The exclusion, he said, contradicted the law's initial aim to protect low-paid laborers, including domestic workers. About 136,000 Indonesians work as domestic helpers in Hong Kong with a minimum monthly wage of 3,580 Hong Kong dollars ($450).

Under pressure to address the city's widening rich-poor gap after a voluntary wage protection initiative failed, Hong Kong leader Donald Tsang started efforts to introduce a minimum wage in 2008.

Tsang can recommend a minimum wage level, which the legislature can approve or reject but can't amend. The law requires reviews every two years – instead of the annual review demanded by unions.

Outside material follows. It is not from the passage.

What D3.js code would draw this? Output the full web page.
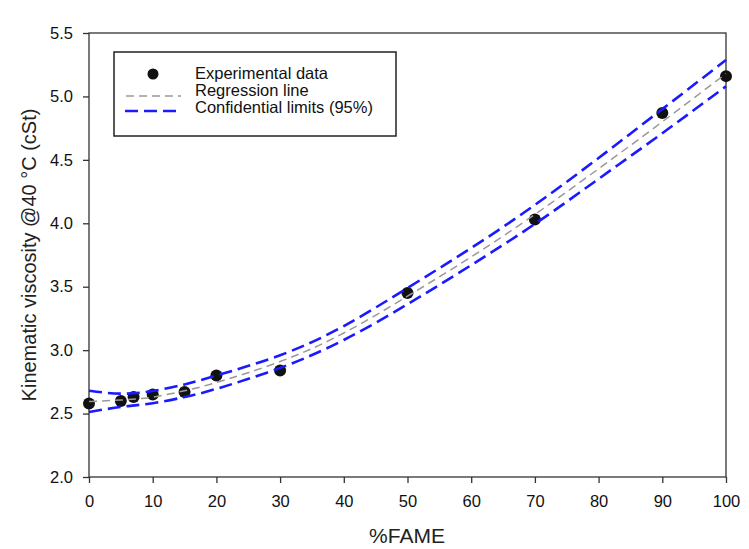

Tsang will only propose the minimum wage level in November. The current consensus ranges from the $24 Hong Kong dollars ($3) an hour backed by business interests to the $33 Hong Kong dollars demanded by unions. Hong Kong is one of the world's richest territories, with a 2008 per-capita GDP of $30,863, but is also among the world's most stratified economies.

Meanwhile, the Indonesian Consulate General in Kuching, Sarawak, Malaysia, announced on Friday that the Sarawak Timber Association had agreed to increase the minimum wage for the some 50,000 Indonesians working in the timber industry there by 20 percent to 12 Malaysian ringgit ($3.75) per day as of July 1.